針刺しにビビるわたしに気をつかってか、気さくに話しかけてくれる。
やっぱり左腕に入りそうな箇所はなく、
「ごめんな〜、痛いかもしれんけど手の甲から入れさせてなぁ」
そう言って鮮やかな手つきで、ことを済ませてくださった。めでたし、めでたし。
2
で、点滴漏れ事件の前だったか、後だったか忘れてしまったんだけど……。
わたしの配置されていたベッドは、故障しているとのことでテレビが見られなかった。
入院したての頃はそんな余裕なかったけど、さすがに少し体調が落ち着いてくると、暇になってくる。
テレビが見たいと言うと、とりあえず修理の為に人を呼んでくれることになった。
てっきり外部から電気屋さんでも呼ぶのかなと、おもったら……。
「電気屋さんが来たで〜、なんちゃってやけどなぁ」
工具を持ってやって来たのはなんと、わたしの左手の甲から鮮やかに針を刺した看護師さんだった!

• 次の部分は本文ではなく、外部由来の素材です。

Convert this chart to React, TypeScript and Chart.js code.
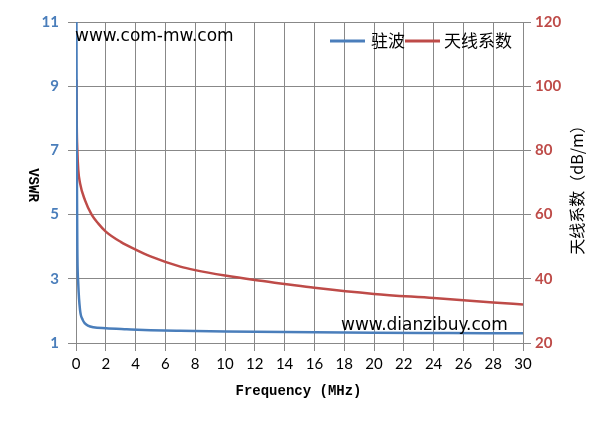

実は、壊れているのはテレビ本体ではなくて、何かのコード(電源だったか?)が壁の内側に入り込んでしまっただけだった。
そのコードを壁から引っ張りだし、テレビ側と繋いだら解決するのだが……。
なかなかうまくいかない。
途中、お見舞いに来てくれた父も加わり、なんとか線を繋ぐことができた。
めでたしめでたし。
***
この看護師さん、すごく気さくな方でとても印象に残っている。